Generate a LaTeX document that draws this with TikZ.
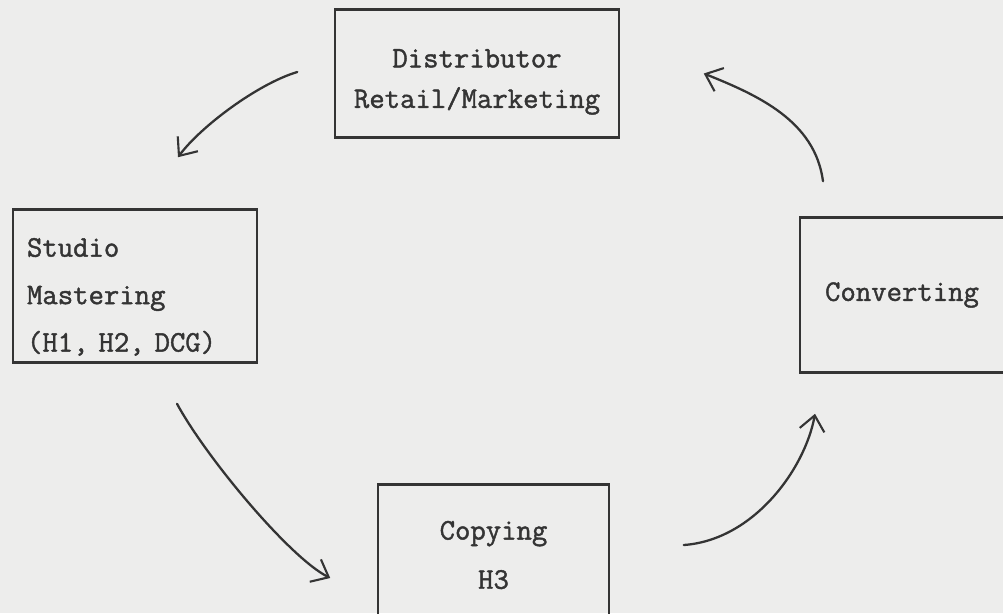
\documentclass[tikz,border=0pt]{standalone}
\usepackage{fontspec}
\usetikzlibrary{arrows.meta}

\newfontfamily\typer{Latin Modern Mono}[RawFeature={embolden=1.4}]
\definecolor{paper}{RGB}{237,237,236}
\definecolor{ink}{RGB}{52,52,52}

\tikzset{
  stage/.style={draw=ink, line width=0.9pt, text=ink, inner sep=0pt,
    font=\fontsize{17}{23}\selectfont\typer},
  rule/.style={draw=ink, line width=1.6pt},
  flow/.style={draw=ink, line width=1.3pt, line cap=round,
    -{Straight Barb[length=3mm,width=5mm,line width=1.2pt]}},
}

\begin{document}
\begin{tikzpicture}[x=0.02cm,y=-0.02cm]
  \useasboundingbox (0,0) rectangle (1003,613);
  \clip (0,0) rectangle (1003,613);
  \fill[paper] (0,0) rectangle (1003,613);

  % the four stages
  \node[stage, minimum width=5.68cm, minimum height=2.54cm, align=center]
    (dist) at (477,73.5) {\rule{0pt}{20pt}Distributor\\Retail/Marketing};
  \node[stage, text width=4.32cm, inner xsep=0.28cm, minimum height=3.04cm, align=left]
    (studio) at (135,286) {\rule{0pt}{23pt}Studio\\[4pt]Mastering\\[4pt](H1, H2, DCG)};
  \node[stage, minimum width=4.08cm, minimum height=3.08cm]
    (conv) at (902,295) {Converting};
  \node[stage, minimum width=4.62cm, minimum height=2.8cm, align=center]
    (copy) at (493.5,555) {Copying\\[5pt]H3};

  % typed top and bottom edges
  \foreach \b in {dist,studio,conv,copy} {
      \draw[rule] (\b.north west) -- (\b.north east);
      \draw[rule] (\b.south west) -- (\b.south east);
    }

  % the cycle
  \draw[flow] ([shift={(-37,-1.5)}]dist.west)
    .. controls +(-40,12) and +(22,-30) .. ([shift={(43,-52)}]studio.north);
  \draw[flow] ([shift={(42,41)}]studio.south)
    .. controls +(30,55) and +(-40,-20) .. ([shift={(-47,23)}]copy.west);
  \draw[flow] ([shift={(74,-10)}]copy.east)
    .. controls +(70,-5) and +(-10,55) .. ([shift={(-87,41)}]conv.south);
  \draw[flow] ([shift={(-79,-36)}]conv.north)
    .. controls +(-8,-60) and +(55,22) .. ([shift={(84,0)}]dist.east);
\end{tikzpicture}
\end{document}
•••
__EXERCISE REQUIREMENTS__: Restate the entire listing word for word, excluding pictures.

__FULL RESPONSE__:
Generate a LaTeX document that draws this with TikZ.
\documentclass[tikz,border=0pt]{standalone}
\usepackage{fontspec}
\usetikzlibrary{arrows.meta}

\newfontfamily\typer{Latin Modern Mono}[RawFeature={embolden=1.4}]
\definecolor{paper}{RGB}{237,237,236}
\definecolor{ink}{RGB}{52,52,52}

\tikzset{
  stage/.style={draw=ink, line width=0.9pt, text=ink, inner sep=0pt,
    font=\fontsize{17}{23}\selectfont\typer},
  rule/.style={draw=ink, line width=1.6pt},
  flow/.style={draw=ink, line width=1.3pt, line cap=round,
    -{Straight Barb[length=3mm,width=5mm,line width=1.2pt]}},
}

\begin{document}
\begin{tikzpicture}[x=0.02cm,y=-0.02cm]
  \useasboundingbox (0,0) rectangle (1003,613);
  \clip (0,0) rectangle (1003,613);
  \fill[paper] (0,0) rectangle (1003,613);

  % the four stages
  \node[stage, minimum width=5.68cm, minimum height=2.54cm, align=center]
    (dist) at (477,73.5) {\rule{0pt}{20pt}Distributor\\Retail/Marketing};
  \node[stage, text width=4.32cm, inner xsep=0.28cm, minimum height=3.04cm, align=left]
    (studio) at (135,286) {\rule{0pt}{23pt}Studio\\[4pt]Mastering\\[4pt](H1, H2, DCG)};
  \node[stage, minimum width=4.08cm, minimum height=3.08cm]
    (conv) at (902,295) {Converting};
  \node[stage, minimum width=4.62cm, minimum height=2.8cm, align=center]
    (copy) at (493.5,555) {Copying\\[5pt]H3};

  % typed top and bottom edges
  \foreach \b in {dist,studio,conv,copy} {
      \draw[rule] (\b.north west) -- (\b.north east);
      \draw[rule] (\b.south west) -- (\b.south east);
    }

  % the cycle
  \draw[flow] ([shift={(-37,-1.5)}]dist.west)
    .. controls +(-40,12) and +(22,-30) .. ([shift={(43,-52)}]studio.north);
  \draw[flow] ([shift={(42,41)}]studio.south)
    .. controls +(30,55) and +(-40,-20) .. ([shift={(-47,23)}]copy.west);
  \draw[flow] ([shift={(74,-10)}]copy.east)
    .. controls +(70,-5) and +(-10,55) .. ([shift={(-87,41)}]conv.south);
  \draw[flow] ([shift={(-79,-36)}]conv.north)
    .. controls +(-8,-60) and +(55,22) .. ([shift={(84,0)}]dist.east);
\end{tikzpicture}
\end{document}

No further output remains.